Brisseau legt sein Kammerspiel irgendwo zwischen (Selbst-)Ironie und der These an, dass Menschen sich lieber an irgendetwas klammern, bevor sie an gar nichts glauben.

Silberner Leopard für österreichischen Film

Auch für den österreichischen Beitrag "Der Glanz des Tages“ von Tizza Covi und Rainer Frimmel gab es Preise, unter anderem jene der ökumenischen Jury. Hauptdarsteller Walter Saabel bekam einen Silbernen Leoparden für die tatsächlich herausragendste, weil authentischste Schauspieler-Leistung des Festivals. Covi und Frimmel erzählen von einem Schauspieler (Philipp Hochmair spielt sich selbst), in dessen von Textlernen und Theaterproben beherrschtes Leben plötzlich sein Onkel (Saabel) tritt, der ihm wieder so etwas wie Lebensnormalität vorzeigt. Das Aufeinandertreffen zweier Welten ist hier als wunderbar unprätentiöse Filmerzählung geglückt: Die Künstlichkeit in der Welt des Schauspielers, der in seinem Texten versinkt anstatt mit beiden Beinen im Leben zu stehen, wird durch die Anwesenheit seines bodenständigen Onkels, eines einstigen Zirkusartisten, konterkariert. Covi und Frimmel arbeiten erneut mit großer dokumentarischer Präzision und starkem Hang zu Wirklichkeitsnähe und Natürlichkeit.

Den Spezialpreis der Jury erhielt die US-Produktion "Somebody Up There Likes Me“ von Bob Byington.

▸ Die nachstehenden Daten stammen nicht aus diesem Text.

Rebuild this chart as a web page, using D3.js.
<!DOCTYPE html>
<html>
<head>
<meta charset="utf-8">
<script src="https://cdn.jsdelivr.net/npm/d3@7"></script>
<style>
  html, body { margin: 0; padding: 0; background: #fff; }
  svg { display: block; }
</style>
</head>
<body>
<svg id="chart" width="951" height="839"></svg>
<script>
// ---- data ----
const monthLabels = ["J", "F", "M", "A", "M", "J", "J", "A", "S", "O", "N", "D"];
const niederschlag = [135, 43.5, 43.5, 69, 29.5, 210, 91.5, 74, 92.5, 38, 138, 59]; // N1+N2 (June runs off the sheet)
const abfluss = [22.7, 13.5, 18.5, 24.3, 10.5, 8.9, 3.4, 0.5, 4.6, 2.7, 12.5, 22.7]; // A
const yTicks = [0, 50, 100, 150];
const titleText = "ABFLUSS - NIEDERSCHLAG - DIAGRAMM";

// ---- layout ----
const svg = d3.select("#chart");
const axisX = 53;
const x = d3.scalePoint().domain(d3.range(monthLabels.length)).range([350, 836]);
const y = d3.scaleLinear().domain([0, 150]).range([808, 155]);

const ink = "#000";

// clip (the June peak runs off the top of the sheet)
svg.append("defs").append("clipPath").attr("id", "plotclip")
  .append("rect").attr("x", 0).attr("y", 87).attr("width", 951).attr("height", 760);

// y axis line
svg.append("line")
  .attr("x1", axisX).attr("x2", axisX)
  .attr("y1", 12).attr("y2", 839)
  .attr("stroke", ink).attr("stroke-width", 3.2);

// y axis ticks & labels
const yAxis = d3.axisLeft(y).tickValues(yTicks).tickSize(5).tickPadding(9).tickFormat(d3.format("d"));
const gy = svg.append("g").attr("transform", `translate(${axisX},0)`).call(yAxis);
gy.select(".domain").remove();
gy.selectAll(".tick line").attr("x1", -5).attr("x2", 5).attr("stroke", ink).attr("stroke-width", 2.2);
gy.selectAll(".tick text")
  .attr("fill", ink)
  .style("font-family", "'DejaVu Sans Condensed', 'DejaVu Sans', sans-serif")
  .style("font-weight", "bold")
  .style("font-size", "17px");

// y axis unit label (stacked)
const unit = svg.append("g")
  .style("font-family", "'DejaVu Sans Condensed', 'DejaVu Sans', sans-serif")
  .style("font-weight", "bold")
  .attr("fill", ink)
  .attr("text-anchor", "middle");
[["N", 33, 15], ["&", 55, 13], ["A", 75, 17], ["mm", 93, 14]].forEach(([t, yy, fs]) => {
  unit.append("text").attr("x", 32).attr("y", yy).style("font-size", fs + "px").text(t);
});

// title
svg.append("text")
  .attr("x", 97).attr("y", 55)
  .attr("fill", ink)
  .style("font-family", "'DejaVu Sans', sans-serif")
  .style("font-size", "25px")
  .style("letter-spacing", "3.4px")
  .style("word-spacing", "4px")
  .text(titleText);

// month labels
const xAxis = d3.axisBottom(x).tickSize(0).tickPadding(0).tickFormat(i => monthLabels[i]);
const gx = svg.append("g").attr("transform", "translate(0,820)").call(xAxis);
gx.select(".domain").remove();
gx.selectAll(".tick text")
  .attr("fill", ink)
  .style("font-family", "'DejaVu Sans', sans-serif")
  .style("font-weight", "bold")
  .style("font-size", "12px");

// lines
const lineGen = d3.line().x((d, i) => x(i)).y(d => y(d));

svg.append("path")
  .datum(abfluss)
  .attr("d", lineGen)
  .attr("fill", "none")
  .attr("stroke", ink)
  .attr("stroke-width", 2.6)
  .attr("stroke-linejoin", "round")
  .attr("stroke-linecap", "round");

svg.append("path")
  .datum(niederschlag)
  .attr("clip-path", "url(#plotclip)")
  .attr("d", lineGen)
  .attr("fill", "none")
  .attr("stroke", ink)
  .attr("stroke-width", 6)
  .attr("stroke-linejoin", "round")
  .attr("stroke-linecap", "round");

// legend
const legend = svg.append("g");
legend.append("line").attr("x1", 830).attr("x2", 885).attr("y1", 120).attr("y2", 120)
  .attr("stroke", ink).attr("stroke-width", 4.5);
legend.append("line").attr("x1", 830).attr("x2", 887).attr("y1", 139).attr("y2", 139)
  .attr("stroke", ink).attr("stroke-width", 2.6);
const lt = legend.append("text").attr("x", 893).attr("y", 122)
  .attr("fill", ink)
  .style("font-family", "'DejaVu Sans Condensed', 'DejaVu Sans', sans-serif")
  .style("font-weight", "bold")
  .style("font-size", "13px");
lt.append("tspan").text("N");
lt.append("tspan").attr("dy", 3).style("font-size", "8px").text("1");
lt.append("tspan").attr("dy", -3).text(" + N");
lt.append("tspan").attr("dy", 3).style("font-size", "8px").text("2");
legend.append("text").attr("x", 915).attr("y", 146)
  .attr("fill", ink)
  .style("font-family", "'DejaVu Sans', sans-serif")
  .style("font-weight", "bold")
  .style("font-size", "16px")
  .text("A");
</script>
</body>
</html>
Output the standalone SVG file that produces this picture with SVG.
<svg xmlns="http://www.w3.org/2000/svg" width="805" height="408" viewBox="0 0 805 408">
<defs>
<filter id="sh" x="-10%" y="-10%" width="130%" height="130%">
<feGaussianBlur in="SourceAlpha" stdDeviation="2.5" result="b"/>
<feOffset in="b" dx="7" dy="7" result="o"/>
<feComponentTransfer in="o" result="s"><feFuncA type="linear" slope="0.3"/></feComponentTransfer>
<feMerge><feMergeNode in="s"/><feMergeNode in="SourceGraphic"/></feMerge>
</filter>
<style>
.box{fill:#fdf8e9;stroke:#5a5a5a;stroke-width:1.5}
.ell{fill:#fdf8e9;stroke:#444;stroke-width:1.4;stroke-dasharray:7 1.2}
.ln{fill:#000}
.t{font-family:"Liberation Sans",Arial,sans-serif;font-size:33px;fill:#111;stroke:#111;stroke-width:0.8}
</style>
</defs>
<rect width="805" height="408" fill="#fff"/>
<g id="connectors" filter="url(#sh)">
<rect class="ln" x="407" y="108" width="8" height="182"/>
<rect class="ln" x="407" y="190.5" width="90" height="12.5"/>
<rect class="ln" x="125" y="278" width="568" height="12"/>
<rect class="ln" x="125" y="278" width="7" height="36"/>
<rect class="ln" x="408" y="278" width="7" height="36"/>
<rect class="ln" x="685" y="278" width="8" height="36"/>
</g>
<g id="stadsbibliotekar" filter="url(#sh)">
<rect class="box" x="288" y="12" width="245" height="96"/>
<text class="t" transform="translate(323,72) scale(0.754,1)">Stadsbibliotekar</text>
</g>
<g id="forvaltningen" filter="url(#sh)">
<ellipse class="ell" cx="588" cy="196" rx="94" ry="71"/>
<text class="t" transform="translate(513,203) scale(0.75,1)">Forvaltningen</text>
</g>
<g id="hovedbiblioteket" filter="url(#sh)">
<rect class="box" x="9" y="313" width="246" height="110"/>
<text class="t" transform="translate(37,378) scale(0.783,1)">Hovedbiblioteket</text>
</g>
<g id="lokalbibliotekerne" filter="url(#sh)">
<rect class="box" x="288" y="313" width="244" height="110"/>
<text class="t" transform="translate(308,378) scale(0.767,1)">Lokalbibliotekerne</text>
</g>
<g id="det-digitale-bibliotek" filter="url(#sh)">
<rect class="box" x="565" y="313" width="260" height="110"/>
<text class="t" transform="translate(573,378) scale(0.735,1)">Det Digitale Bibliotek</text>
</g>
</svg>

Eine nur 75-minütige Tour de Force und Tour d’Horizon gleichermaßen, denn hier verhandelt der Regisseur im Eiltempo gleich 35 Jahre im Leben eines (im Film nicht alternden) Mannes, der durch Liebe, Heirat, Vaterschaft und Scheidung stolpert wie ein unbedarfter Schuljunge mit der phlegmatischen Coolness eines Dandys. Stilistisch zieht sich Byington von Beginn an auf ein stoisch-statisches Blickfeld zurück, innerhalb dessen er den Akteuren viel Raum für ironische, aber auch zynische Selbstbetrachtung lässt. "Schräg“ nennt das der Boulevard. Stilsicher und erfrischend innovativ das Feuilleton. Mehr Filme solcher Provenienz täten Locarno gut. Sie würden das Festival als Geheimtipp bestätigen.

Denn Locarno kämpft noch immer mit seiner Wahrnehmung im Festivalzirkus: Marco Solari, Präsident der Schau, gab daher die Direktive für die kommenden zehn Jahre aus: "Wir sind international noch immer viel zu schwach - wir müssen uns in den nächsten zehn Jahren voll auf den Ausbau unserer Strahlkraft jenseits der Schweizer Grenzen konzentrieren.“ Zugleich aber muss man den Weg, den Locarno im dritten Jahr unter dem künstlerischen Leiter Olivier Père geht, loben: Sein Spagat zwischen anspruchsvollem Arthaus-Kino im Wettbewerb und zugänglicheren Filmen auf der Piazza Grande (Independent-Komödien wie "Ruby Sparks“ oder Schweizer Horror wie "Das Missenmassaker“) generiert Aufmerksamkeit. Hinzu kommt die große Anzahl an Stars, die Père holt. In diesem Jahr überreichte er Alain Delon, Charlotte Rampling, Ornella Muti oder Harry Belafonte Sonderpreise. Da muss Père nur aufpassen, dass seine sonst so innovativ-mutige Filmschau nicht zur Nostalgie-Veranstaltung für die Altstars des Weltkinos verkommt.